I am a mathematician who knits as well as a knitter who does mathematics. It has always seemed natural to me to combine mathematics and knitting, whether that results in knitting a model of a mathematical object or in using mathematics to design a garment. Indeed, over my mathematical life both of these types of combinations have occurred. Most of the mathematical models I have created are only of aesthetic value and have no real function; it is rare that I am able to adapt a mathematical object for use as a garment. (It is perhaps too much to hope that I could regularly combine artistry and function in addition to knitting and mathematics.)
Artworks
Three (2k+2, 2k) links
16" x 16" x 1/2"
Knitted hand-dyed wool
2013
A (p,q) torus link traverses the meridian cycle of a torus p times and the longitudinal cycle q times; when p and q are coprime, the result is a knot, and when not (ha!) the result is a gcd(p,q)-component link with each component a (p/gcd(p,q), p/gcd(p,q)) torus knot.
Here we have (in increasing order of complexity) a (4,2) torus link, a (6,4) torus link, and an (8,6) torus link. Each is knitted so that both the knotting and the linking are intrinsic to the construction (rather than induced afterwards via grafting). They were made as proof-of-concept for the methodology for knitting torus knots and links that the artist introduced at the 2014 JMM.
The smallest polyhedrally embedded snark on a small Klein bottle
12" x 12" x 6"
Three printed photographs and one knitted wool (Dream in Color Classy) object
2013 and 2014
An embedding of a graph on a surface shows the graph without edges crossing. Instantiated here is the smallest possible snark graph embedded polyhedrally on the Klein bottle (proved in 2012 by the artist). It is properly edge-colored.

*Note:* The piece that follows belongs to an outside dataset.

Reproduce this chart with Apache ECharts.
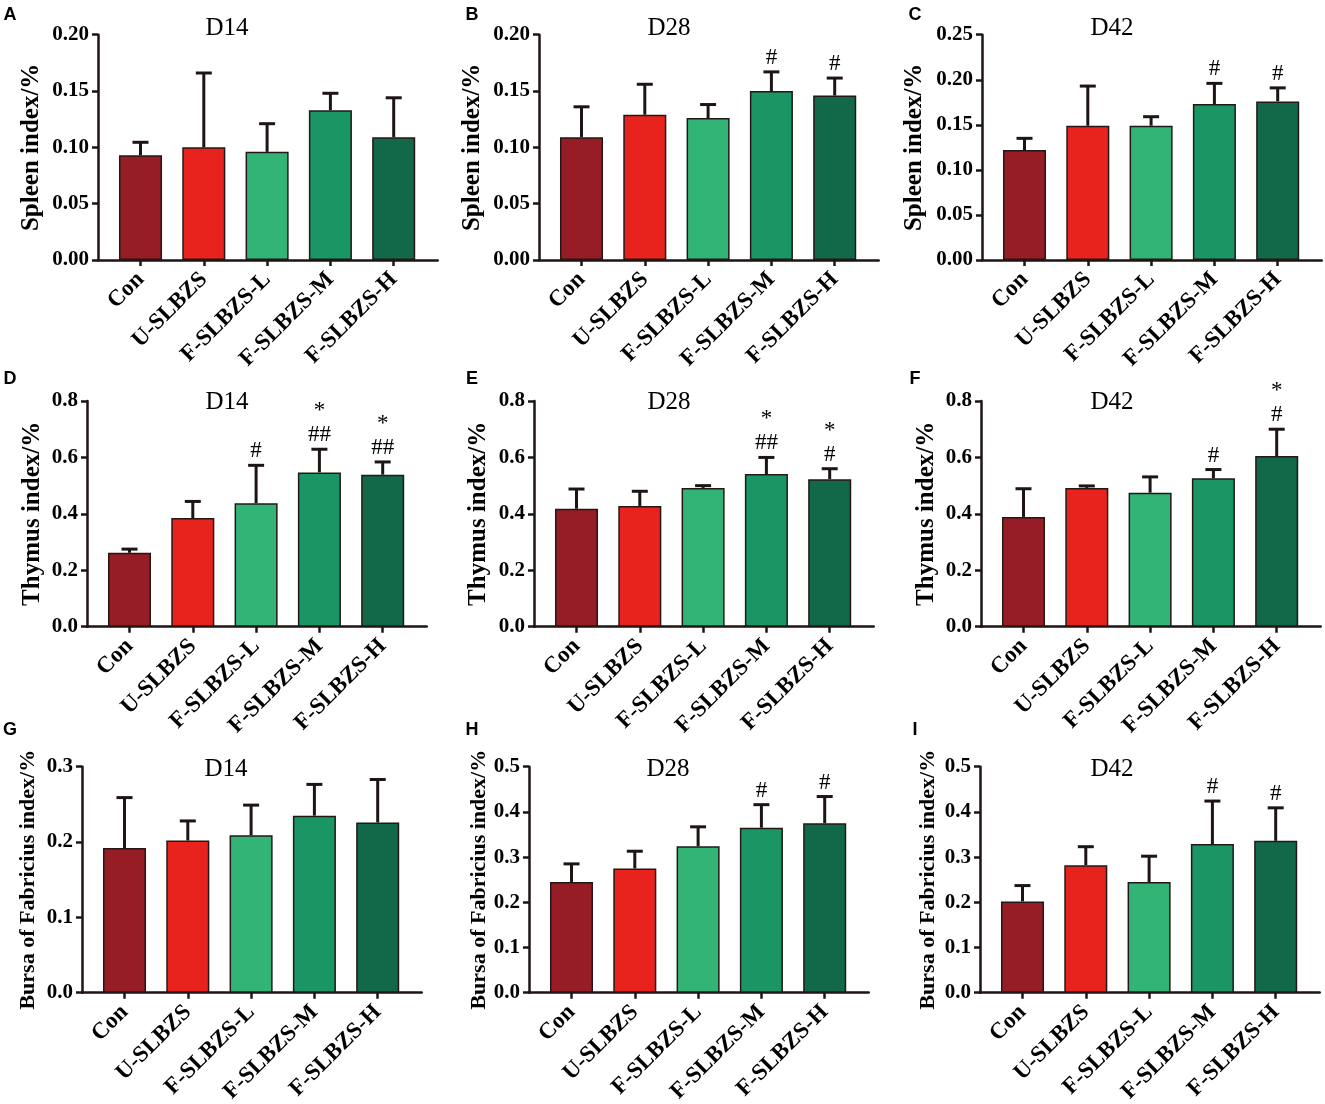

Constructing a knitting pattern for this object was arduous. To avoid obvious seams, a symmetric and uniform texture was needed; surface texture dictated that adjacent stitches interlock colors; and, for an edge to be clearly visible it had to be at least two rows long/stitches wide. Additionally, the graph needed to be distributed as evenly as possible across the surface, and many iterations were needed to produce an acceptable embedding. Construction was also arduous; 125 ends needed to be woven in.